> If you present a picture of a collection of data, a function that maps input values to outputs, and a picture of the output collection of data, that's fairly easy to grasp. The difficulty comes from bothering to describe how the computer does it by running a first-class function on the data
I think your describing the solution to the problem: this is how (pure) functions are introduced in high school or university, and that's also what they fundamentally are defined like!
Of course no function in a computer program is really a black-box, but introducing
f: A -> B
as a black-box gets you far enough for all practical purposes! Defining the properties of a mathematical function and the related categories of injective, surjective and bijective maps between sets is all one needs to know about a (pure) function.
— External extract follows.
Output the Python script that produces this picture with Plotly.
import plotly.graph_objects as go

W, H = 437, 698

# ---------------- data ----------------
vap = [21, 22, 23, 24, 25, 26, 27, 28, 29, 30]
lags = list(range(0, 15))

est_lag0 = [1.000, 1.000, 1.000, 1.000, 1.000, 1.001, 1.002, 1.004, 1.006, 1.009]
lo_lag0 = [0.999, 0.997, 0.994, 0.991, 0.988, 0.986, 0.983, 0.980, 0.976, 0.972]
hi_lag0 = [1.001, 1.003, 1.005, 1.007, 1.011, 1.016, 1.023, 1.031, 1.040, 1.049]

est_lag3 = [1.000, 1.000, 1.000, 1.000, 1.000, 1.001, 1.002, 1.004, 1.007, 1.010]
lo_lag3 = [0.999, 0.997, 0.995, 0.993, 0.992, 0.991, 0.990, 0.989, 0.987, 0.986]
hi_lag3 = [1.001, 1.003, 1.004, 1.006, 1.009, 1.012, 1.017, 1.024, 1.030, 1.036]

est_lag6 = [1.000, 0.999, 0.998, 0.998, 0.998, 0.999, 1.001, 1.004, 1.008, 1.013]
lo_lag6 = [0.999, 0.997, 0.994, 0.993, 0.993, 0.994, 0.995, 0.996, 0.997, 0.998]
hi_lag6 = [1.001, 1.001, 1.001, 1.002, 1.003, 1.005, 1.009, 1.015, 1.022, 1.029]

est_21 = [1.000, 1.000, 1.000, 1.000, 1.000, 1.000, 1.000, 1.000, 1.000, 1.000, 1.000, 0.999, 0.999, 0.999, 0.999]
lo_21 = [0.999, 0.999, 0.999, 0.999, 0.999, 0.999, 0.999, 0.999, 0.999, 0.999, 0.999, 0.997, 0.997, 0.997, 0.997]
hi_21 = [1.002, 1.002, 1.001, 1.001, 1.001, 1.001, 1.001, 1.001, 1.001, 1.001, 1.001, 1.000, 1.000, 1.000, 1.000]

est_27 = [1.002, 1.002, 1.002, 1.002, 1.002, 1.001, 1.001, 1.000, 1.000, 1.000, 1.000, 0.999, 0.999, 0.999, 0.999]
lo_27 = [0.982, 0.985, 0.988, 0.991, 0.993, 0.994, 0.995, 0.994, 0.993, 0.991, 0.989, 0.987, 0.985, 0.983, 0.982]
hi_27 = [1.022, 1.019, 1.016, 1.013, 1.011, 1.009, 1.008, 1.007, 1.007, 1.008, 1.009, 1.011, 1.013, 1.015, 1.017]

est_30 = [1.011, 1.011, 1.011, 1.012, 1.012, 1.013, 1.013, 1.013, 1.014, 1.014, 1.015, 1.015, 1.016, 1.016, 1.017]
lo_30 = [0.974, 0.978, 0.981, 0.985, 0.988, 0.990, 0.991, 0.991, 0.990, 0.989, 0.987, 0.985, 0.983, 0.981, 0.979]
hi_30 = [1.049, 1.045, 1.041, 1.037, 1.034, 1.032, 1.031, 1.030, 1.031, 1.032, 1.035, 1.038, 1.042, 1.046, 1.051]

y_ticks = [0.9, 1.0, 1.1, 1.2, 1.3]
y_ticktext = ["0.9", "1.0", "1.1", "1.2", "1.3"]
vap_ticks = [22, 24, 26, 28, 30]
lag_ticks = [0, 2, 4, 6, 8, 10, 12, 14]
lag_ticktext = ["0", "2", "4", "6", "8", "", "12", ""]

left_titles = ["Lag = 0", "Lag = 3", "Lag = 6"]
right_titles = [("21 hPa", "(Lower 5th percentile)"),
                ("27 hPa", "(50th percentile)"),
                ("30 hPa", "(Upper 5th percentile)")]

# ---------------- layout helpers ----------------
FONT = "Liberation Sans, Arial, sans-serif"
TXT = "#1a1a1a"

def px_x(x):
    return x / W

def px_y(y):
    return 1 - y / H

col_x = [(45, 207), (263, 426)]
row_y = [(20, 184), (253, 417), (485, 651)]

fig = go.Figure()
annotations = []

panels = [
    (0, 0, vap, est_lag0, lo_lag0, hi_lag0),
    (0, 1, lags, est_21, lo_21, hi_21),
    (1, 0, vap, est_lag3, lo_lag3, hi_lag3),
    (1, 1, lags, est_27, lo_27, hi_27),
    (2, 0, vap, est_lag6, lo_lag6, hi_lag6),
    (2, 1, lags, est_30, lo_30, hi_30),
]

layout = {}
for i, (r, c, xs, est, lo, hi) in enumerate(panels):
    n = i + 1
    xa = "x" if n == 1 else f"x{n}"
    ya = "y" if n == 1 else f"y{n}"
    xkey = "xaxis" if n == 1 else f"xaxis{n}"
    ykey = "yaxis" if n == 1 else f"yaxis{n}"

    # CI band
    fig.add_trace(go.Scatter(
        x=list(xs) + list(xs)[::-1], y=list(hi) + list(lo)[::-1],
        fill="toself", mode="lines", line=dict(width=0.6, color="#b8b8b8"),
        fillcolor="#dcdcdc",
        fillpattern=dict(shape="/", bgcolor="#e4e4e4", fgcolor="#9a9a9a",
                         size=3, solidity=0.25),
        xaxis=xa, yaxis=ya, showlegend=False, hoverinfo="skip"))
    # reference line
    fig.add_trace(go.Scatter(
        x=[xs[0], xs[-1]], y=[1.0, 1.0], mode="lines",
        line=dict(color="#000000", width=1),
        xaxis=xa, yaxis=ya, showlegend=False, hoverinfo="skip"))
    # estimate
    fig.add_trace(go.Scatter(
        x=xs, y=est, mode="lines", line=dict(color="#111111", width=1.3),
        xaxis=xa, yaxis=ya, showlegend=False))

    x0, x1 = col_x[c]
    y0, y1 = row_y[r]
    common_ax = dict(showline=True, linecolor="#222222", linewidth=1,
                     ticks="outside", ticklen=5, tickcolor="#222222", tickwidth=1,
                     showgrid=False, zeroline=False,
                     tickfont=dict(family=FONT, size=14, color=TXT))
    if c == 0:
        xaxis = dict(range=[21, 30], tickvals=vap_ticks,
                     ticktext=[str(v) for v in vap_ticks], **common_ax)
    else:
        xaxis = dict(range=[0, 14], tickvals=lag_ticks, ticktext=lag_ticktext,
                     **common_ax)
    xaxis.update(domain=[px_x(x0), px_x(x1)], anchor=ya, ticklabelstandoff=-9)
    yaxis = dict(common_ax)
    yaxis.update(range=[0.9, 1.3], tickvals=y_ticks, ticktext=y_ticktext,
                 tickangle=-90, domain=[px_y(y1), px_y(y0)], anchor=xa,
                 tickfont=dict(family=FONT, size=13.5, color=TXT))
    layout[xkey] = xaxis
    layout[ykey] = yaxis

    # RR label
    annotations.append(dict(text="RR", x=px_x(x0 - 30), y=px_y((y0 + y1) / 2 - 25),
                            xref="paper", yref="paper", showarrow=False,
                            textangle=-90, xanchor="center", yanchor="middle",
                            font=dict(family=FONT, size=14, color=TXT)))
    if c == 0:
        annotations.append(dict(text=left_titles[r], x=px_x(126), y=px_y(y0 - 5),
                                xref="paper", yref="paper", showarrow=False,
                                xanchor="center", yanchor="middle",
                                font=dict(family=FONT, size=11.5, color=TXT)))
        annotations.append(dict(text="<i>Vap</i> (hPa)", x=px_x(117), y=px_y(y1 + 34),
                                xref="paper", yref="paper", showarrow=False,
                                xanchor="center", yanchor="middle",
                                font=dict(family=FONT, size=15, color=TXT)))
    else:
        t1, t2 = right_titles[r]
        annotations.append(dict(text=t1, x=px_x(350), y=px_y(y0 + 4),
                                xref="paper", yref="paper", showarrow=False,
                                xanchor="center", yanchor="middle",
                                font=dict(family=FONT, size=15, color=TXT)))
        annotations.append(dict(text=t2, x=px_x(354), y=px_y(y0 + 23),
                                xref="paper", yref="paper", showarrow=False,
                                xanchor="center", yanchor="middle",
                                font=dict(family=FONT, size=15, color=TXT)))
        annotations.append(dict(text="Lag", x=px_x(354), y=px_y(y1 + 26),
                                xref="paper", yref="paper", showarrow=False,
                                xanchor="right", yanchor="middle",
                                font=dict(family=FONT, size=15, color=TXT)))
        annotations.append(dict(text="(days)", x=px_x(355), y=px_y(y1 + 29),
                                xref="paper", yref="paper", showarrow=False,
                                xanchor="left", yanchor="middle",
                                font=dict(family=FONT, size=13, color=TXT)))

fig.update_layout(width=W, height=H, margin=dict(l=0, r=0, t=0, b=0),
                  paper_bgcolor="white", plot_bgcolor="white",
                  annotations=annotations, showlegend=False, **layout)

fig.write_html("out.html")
And when it comes to e.g. f(x)=sin(x), how many programmers or high school students could write down an algorithm to calculate e.g. sin(1/4) out of their head?
I know it's a long-solved basic algebra question, but treating functions as black-boxes can be perfectly fine.
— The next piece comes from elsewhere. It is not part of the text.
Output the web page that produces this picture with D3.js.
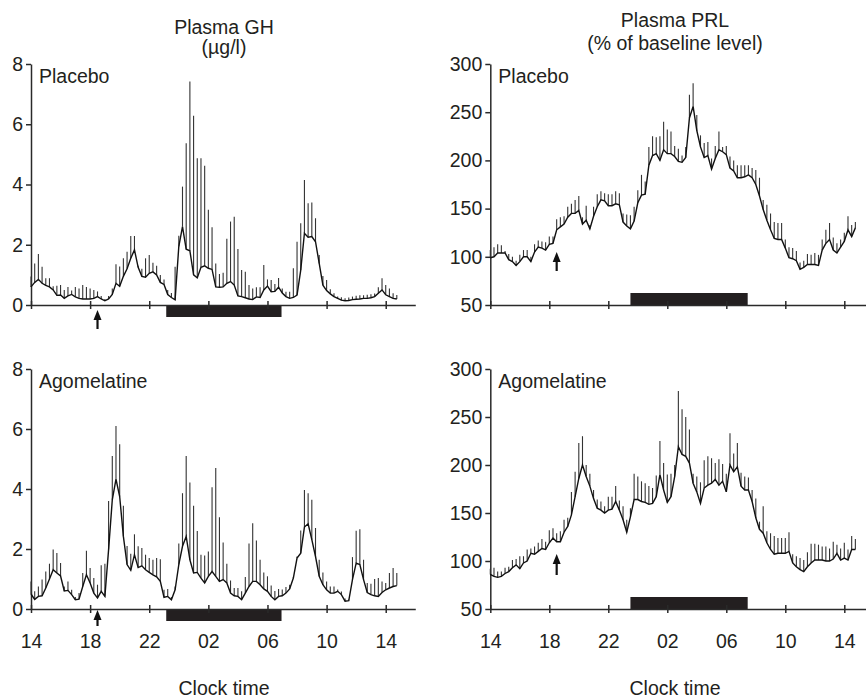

When it comes to programming, of course, shared mutable state (i.e. lexical scoping) and how actual functions in some language relate to these concepts is the meat of the problem.
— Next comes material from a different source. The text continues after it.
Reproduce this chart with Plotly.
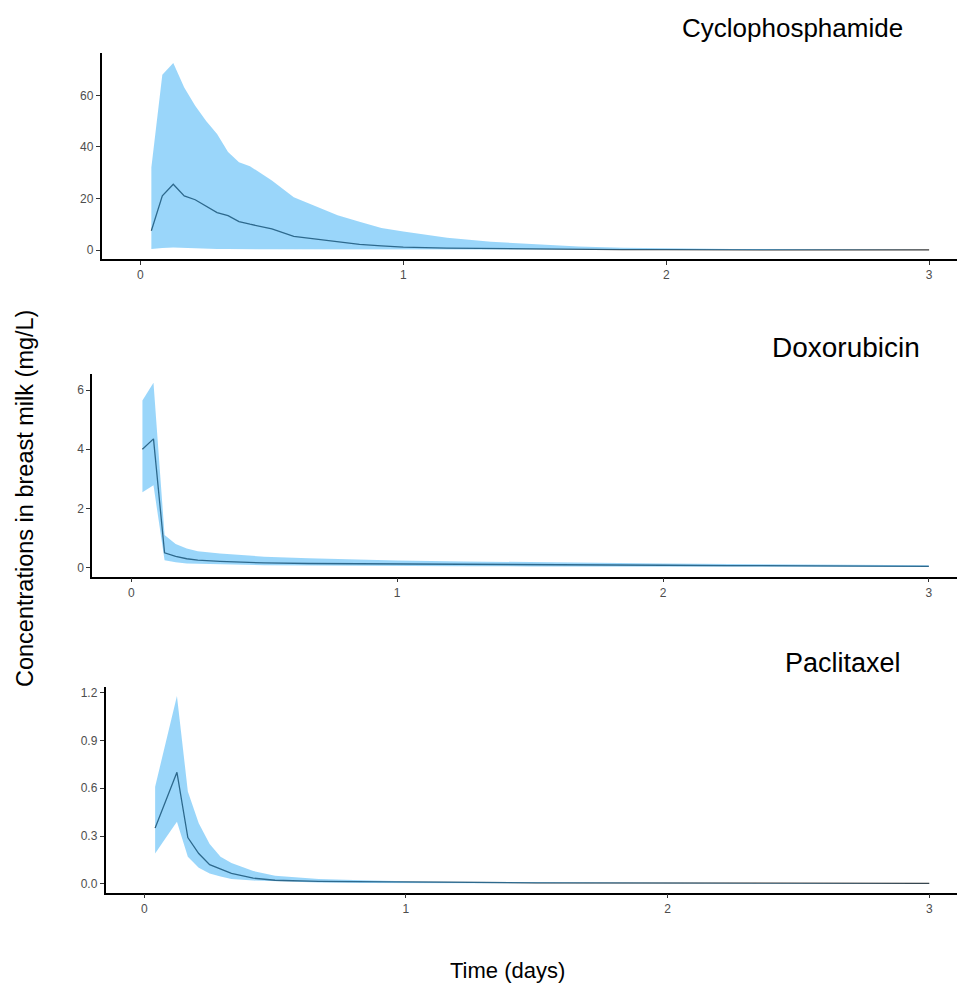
import plotly.graph_objects as go

W, H = 957, 984

# ---------------- data (time in hours, concentration in mg/L) ----------------
cyc_hours = [1, 2, 3, 4, 5, 6, 7, 8, 9, 10, 12, 14, 16, 18, 20, 22, 24, 28, 32, 36, 40, 44, 48, 54, 60, 66, 72]
cyc_median = [7.5, 21, 25.5, 21, 19.5, 17, 14.5, 13.3, 11, 10, 8.2, 5.3, 4.2, 3.2, 2.2, 1.6, 1.1, 0.7, 0.5, 0.35, 0.25, 0.18, 0.12, 0.08, 0.05, 0.03, 0.02]
cyc_upper = [32, 68, 72.5, 63, 56, 50, 45, 38, 34, 32.5, 27, 20.5, 17, 13.5, 11, 8.5, 7.2, 4.8, 3.2, 2.2, 1.4, 0.9, 0.6, 0.4, 0.3, 0.2, 0.15]
cyc_lower = [0.4, 0.8, 1.0, 0.8, 0.6, 0.5, 0.4, 0.35, 0.3, 0.25, 0.2, 0.15, 0.12, 0.1, 0.08, 0.06, 0.05, 0.04, 0.03, 0.02, 0.02, 0.01, 0.01, 0.01, 0.0, 0.0, 0.0]

dox_hours = [1, 2, 3, 4, 5, 6, 8, 10, 12, 16, 20, 24, 30, 36, 42, 48, 54, 60, 66, 72]
dox_median = [4.0, 4.35, 0.5, 0.38, 0.3, 0.25, 0.21, 0.18, 0.16, 0.14, 0.13, 0.12, 0.11, 0.1, 0.09, 0.08, 0.07, 0.06, 0.05, 0.04]
dox_upper = [5.65, 6.25, 1.1, 0.8, 0.65, 0.55, 0.48, 0.42, 0.37, 0.32, 0.28, 0.24, 0.21, 0.18, 0.16, 0.14, 0.12, 0.1, 0.09, 0.08]
dox_lower = [2.55, 2.78, 0.25, 0.18, 0.14, 0.12, 0.1, 0.09, 0.08, 0.07, 0.06, 0.05, 0.05, 0.04, 0.04, 0.03, 0.03, 0.02, 0.02, 0.02]

pac_hours = [1, 2, 3, 4, 5, 6, 7, 8, 10, 12, 16, 20, 24, 30, 36, 48, 60, 72]
pac_median = [0.35, 0.52, 0.70, 0.29, 0.19, 0.12, 0.09, 0.065, 0.035, 0.022, 0.015, 0.012, 0.01, 0.008, 0.006, 0.004, 0.003, 0.002]
pac_upper = [0.61, 0.9, 1.18, 0.58, 0.38, 0.25, 0.17, 0.13, 0.08, 0.05, 0.03, 0.022, 0.016, 0.012, 0.01, 0.006, 0.004, 0.003]
pac_lower = [0.19, 0.29, 0.39, 0.17, 0.1, 0.065, 0.045, 0.03, 0.02, 0.013, 0.008, 0.005, 0.004, 0.003, 0.002, 0.001, 0.001, 0.001]

drug_names = ["Cyclophosphamide", "Doxorubicin", "Paclitaxel"]
x_tick_vals = [0, 1, 2, 3]
y_tick_vals = [[0, 20, 40, 60], [0, 2, 4, 6], [0.0, 0.3, 0.6, 0.9, 1.2]]
y_tick_text = [["0", "20", "40", "60"], ["0", "2", "4", "6"], ["0.0", "0.3", "0.6", "0.9", "1.2"]]

# ---------------- layout geometry (pixels) ----------------
panels = [
    dict(left=101.5, top=53.3, bottom=259.3, yrange=[-3.6, 76.3], title_x=905, title_y=28, title_size=26),
    dict(left=92.0, top=373.5, bottom=576.5, yrange=[-0.30, 6.56], title_x=922, title_y=347, title_size=28),
    dict(left=105.5, top=686.7, bottom=892.5, yrange=[-0.055, 1.238], title_x=903, title_y=663, title_size=27),
]
x_range = [-0.148, 3.106]

BAND = "rgba(30,165,245,0.45)"
LINE = "#3a3a3a"
FONT = "Liberation Sans, Arial, sans-serif"

series = [
    (cyc_hours, cyc_median, cyc_upper, cyc_lower),
    (dox_hours, dox_median, dox_upper, dox_lower),
    (pac_hours, pac_median, pac_upper, pac_lower),
]

fig = go.Figure()
layout = dict(
    width=W, height=H,
    margin=dict(l=0, r=0, t=0, b=0),
    paper_bgcolor="white", plot_bgcolor="white",
    showlegend=False,
    font=dict(family=FONT, color="#4d4d4d", size=12),
)
annotations = []

for i, ((hrs, med, up, lo), p) in enumerate(zip(series, panels)):
    t = [h / 24 for h in hrs]
    xa = "x" if i == 0 else f"x{i+1}"
    ya = "y" if i == 0 else f"y{i+1}"
    # median line (drawn first, band overlays it semi-transparently)
    fig.add_trace(go.Scatter(x=t, y=med, mode="lines", line=dict(color=LINE, width=1.3),
                             xaxis=xa, yaxis=ya, hoverinfo="skip"))
    # prediction band polygon
    fig.add_trace(go.Scatter(x=t + t[::-1], y=up + lo[::-1], mode="lines", fill="toself",
                             fillcolor=BAND, line=dict(width=0, color="rgba(0,0,0,0)"),
                             xaxis=xa, yaxis=ya, hoverinfo="skip"))
    key = "" if i == 0 else str(i + 1)
    common = dict(showgrid=False, zeroline=False, showline=True, linecolor="black", linewidth=1.5,
                  ticks="outside", ticklen=4, tickwidth=1.2, tickcolor="#333333",
                  tickfont=dict(family=FONT, size=12, color="#4d4d4d"))
    layout["xaxis" + key] = dict(domain=[p["left"] / W, 1.0], range=x_range, anchor=ya,
                                 tickvals=x_tick_vals, ticktext=[str(v) for v in x_tick_vals], **common)
    layout["yaxis" + key] = dict(domain=[1 - p["bottom"] / H, 1 - p["top"] / H], range=p["yrange"],
                                 anchor=xa, tickvals=y_tick_vals[i], ticktext=y_tick_text[i], **common)
    annotations.append(dict(text=drug_names[i], x=p["title_x"] / W, y=1 - p["title_y"] / H,
                            xref="paper", yref="paper", xanchor="right", yanchor="middle",
                            showarrow=False, font=dict(family=FONT, size=p["title_size"], color="black")))

annotations.append(dict(text="Time (days)", x=508 / W, y=1 - 970 / H, xref="paper", yref="paper",
                        xanchor="center", yanchor="middle", showarrow=False,
                        font=dict(family=FONT, size=22, color="black")))
annotations.append(dict(text="Concentrations in breast milk (mg/L)", x=25 / W, y=1 - 499 / H,
                        xref="paper", yref="paper", xanchor="center", yanchor="middle",
                        textangle=-90, showarrow=False,
                        font=dict(family=FONT, size=23.5, color="black")))
layout["annotations"] = annotations

fig.update_layout(**layout)
fig.write_html("out.html")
But even this space can be explored without knowing complex FP concepts. And JS is a great language to do so :)
Any JS programmer learns about the difference between a pure function and an impure "function" in some intuitive fashion sooner or later, because lexical scoping is so much at the heart of the language.
So much that day-to-day work can even include a fair amount of shifting around logic between shared mutable state, function parameters and captured closures.